7. The Sandringam Model Aero Club was already in decline by the time David Kidd entered an open competition for the first time. Pictured here at Albert Park for one of the six-monthly contests for the Hearns Trophy, this model was a modified Thunderbird slightly reduced in size. The part of Albert Park where models were flown is now part of Melbourne's Formula One Grand Prix circuit.
8. Robin Mutimer at the age of 16 was one of the club's most prolific model builders. Pictured here is his All Australian, built from the Hearn's Hobbies kit and powered by O.S. 35. Other planes in Robin's stable included Hearn's Demons and Frisky, plus several class 2 teamracers. His Frisky was memorable for flying in clockwise circles (the opposite of most control line models) because of a slight mistake when installing its controls.
Click on any picture at right to see a larger view.
The Sandringham Model Aero Club was probably no better or worse than dozens of similar clubs that sprang up around the country. It had some talented members, and for several years contributed much to the enjoyment of aeromodelling in the area which it served. But its life-span was less than ten years, and you would be struggling to find much evidence of its existence today.

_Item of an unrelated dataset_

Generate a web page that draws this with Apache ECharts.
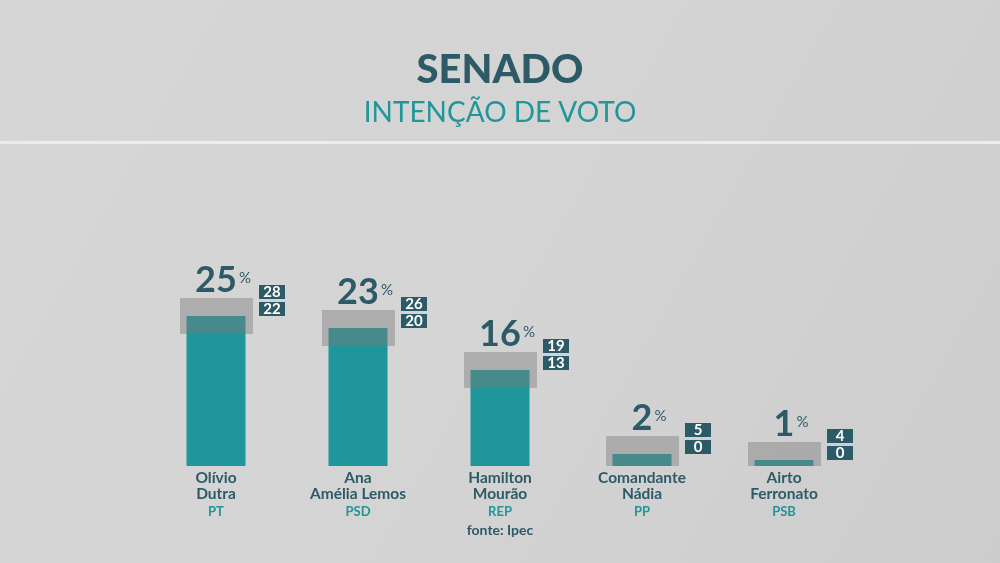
<!DOCTYPE html>
<html style="height: 100%">
<head>
<meta charset="utf-8">
<script src="https://cdn.jsdelivr.net/npm/echarts@6/dist/echarts.min.js"></script>
</head>
<body style="height: 100%; margin: 0; background: #d3d3d3;">
<div id="container" style="width: 1000px; height: 563px;"></div>
<script type="text/javascript">
// dados da pesquisa
var nomes = ['Olívio\nDutra', 'Ana\nAmélia Lemos', 'Hamilton\nMourão', 'Comandante\nNádia', 'Airto\nFerronato'];
var partidos = ['PT', 'PSD', 'REP', 'PP', 'PSB'];
var votos = [25, 23, 16, 2, 1];
var minimo = [22, 20, 13, 0, 0];
var maximo = [28, 26, 19, 5, 4];

var escuro = '#2d5a67';
var verde = '#1f9699';
var fonte = 'Lato, "Open Sans", sans-serif';

var ctx = document.createElement('canvas').getContext('2d');
function largura(txt, font) {
    ctx.font = font;
    return ctx.measureText(txt).width;
}

var faixa = [];
for (var i = 0; i < votos.length; i++) {
    faixa.push([i, minimo[i], maximo[i], votos[i]]);
}

var chart = echarts.init(document.getElementById('container'));

function desenhaFaixa(params, api) {
    var idx = api.value(0);
    var topo = api.coord([idx, api.value(2)]);
    var base = api.coord([idx, api.value(1)]);
    var cx = topo[0], ty = topo[1];
    var numFont = 'bold 36px ' + fonte;
    var num = String(api.value(3));
    var w = largura(num, numFont);
    return {
        type: 'group',
        children: [
            { type: 'rect', shape: { x: cx - 36, y: ty, width: 73, height: base[1] - ty },
              style: { fill: 'rgba(122,122,122,0.43)' } },
            { type: 'text', style: { text: num, x: cx, y: ty - 18, align: 'center', verticalAlign: 'middle',
              font: numFont, fill: escuro } },
            { type: 'text', style: { text: '%', x: cx + w / 2 + 2, y: ty - 20, align: 'left', verticalAlign: 'middle',
              font: '15px ' + fonte, fill: escuro } },
            { type: 'rect', shape: { x: cx + 43, y: ty - 13, width: 26, height: 14 }, style: { fill: escuro } },
            { type: 'text', style: { text: String(api.value(2)), x: cx + 56, y: ty - 6, align: 'center', verticalAlign: 'middle',
              font: 'bold 15px ' + fonte, fill: '#ffffff' } },
            { type: 'rect', shape: { x: cx + 43, y: ty + 4, width: 26, height: 14 }, style: { fill: escuro } },
            { type: 'text', style: { text: String(api.value(1)), x: cx + 56, y: ty + 11, align: 'center', verticalAlign: 'middle',
              font: 'bold 15px ' + fonte, fill: '#ffffff' } }
        ]
    };
}

var option = {
    backgroundColor: '#d3d3d3',
    animation: false,
    graphic: [
        { type: 'rect', z: -10, shape: { x: 0, y: 0, width: 1000, height: 563 },
          style: { fill: new echarts.graphic.LinearGradient(0, 0, 1, 1, [
              { offset: 0, color: '#d6d6d6' }, { offset: 0.5, color: '#d4d4d4' }, { offset: 1, color: '#cdcdcd' }]) } },
        { type: 'rect', z: -5, shape: { x: 0, y: 141, width: 1000, height: 3 },
          style: { fill: '#ececec' } },
        { type: 'text', left: 'center', top: 50, style: { text: 'SENADO', font: '900 40px ' + fonte, fill: escuro } },
        { type: 'text', left: 'center', top: 99, style: { text: 'INTENÇÃO DE VOTO', font: '28px ' + fonte, fill: verde } },
        { type: 'text', left: 'center', top: 523, style: { text: 'fonte: Ipec', font: 'bold 14px ' + fonte, fill: escuro } }
    ],
    grid: { left: 145, right: 145, top: 166, bottom: 97 },
    xAxis: {
        type: 'category',
        data: nomes,
        axisLine: { show: false },
        axisTick: { show: false },
        axisLabel: {
            margin: 4,
            interval: 0,
            formatter: function (v, i) {
                return v.split('\n').map(function (l) { return '{n|' + l + '}'; }).join('\n') + '\n{p|' + partidos[i] + '}';
            },
            rich: {
                n: { fontFamily: fonte, fontWeight: 'bold', fontSize: 15.5, lineHeight: 16, color: escuro },
                p: { fontFamily: fonte, fontWeight: 'bold', fontSize: 13, lineHeight: 20, color: verde }
            }
        }
    },
    yAxis: { type: 'value', min: 0, max: 50, show: false, splitLine: { show: false } },
    series: [
        { type: 'bar', data: votos, barWidth: 59, itemStyle: { color: verde }, z: 2 },
        { type: 'custom', data: faixa, renderItem: desenhaFaixa, z: 5 }
    ]
};
chart.setOption(option);
</script>
</body>
</html>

Members of the club were mainly young adults and teenage boys, in some cases supported by their parents. They included Harold Haynes, Lindsay Edwards, Athol Holtham, Peter Ellis, Cliff McIver, Jeff Cawsey and his dad, Max Stevens, Donald and Andrew Mackintosh, Brian Taylor and his dad, Robin Mutimer, Jon Wilcox, Terry Farrelly, Phillip Marks, Dennis Perkin, Horace Wee, Terry Newman and his dad, David Kidd, John Bower, David Axford, David Strachan, and numerous others. There were none of the middle-aged adults so common in radio control clubs of today. On the whole they were not an affluent lot, but free flight and control line model aeroplanes were affordable by those who got their priorities right.
Club meetings initially were friendly evening affairs conducted monthly in the homes of members. By moving around to a different member's home each month meetings made it possible to get to know each member very well, to inspect his models and engines, and in some cases, to impress his parents and enlist their support for the club. When the club grew bigger, meetings shifted to a hired hall, first at the Life Saving Club, then later the Scouts. Meetings were well attended until the spread of television in the country enticed members to stay more in their own homes.
The Sandringham City Council granted the club use of a remote area of land in George Street, and there the club established two flying circles for control line. Many members had free flight models as well, and these were flown at the enormous Dendy Park in the neighbouring suburb of Brighton. Unfortunately, the park was not quite enormous enough to avoid models drifting into neighbouring properties, resulting in annoyance to neighbours and damage to models. Flying at Dendy Park eventually ceased, and occasional club visits to country properties were organised for members wanting to fly free flight.
The official opening of the George Street flying ground was a big event for the club. The famous Australian stunt competitor Tony Farnan gave an aerobatics demonstration with his RamRod, enthralling the spectators with low level pullouts from wingovers. The watchers never knew whether a wingover would end in upright flight or inverted, and many expected disaster... but the worst that happened was the RamRod's balloon fueltank once escaped from its proper compartment, causing a ragged engine run.
Under the heading "Model Aero Club" the local Sandringham News reported:
"The Sandringham Model Aero Club's new drome, at the corner of Spring and George Streets, was opened last Sunday by the Mayor, Cr. Berg. More than 300 people attended in spite of the unpleasant weather conditions.
"Cr. Berg and Cr. McLeod spoke enthusiastically about the value of such clubs to the community as a healthy means of occupying leisure time for boys and also from the point of view of the valuable training they receive.
"In wishing the club every success Mrs. Berg announced that she would donate a trophy for club competitions."
The club put on an occasional display of its best models in the window of a local shop. The shop in question happened to be Haynes' model shop, but it could equally well have been put into any empty shop... except that in those days there were no empty shops; for empty shops we had to wait for the wonderful economic performance governments tell us our country now enjoys.
Annually or sometimes more frequently the club would be invited to put on a flying demonstration at local school carnivals and fetes. These provided a fun way for members to show off, and at the same time attracted new members for the club.
Eventually the club tried running some competitions. At meetings a few of the more advanced members would recount their experiences in competitions elsewhere, and slowly others became attracted to the competitive side of control line modelling.
But all this came to a premature end largely because the club was not in the lawn mowing business. The rhetoric of Mayor Berg notwithstanding, Council would never cut the grass at the George Street flying circles, and the few members who had been using their own mowers to keep the circles mowed understandably got tired of the job and drifted away. The club was always small with fewer than 40 members at its peak and with many of these still juniors it did not have the resources to solve the grass mowing problem. Members returned to unco-ordinated flying on various sportsgrounds that the Council did mow. Council, seeing the patch of weeds it had generously assigned for a flying ground unused, cancelled the club's permission to use it. Although the club lingered on for several more years it never returned to its former strength and eventually faded away.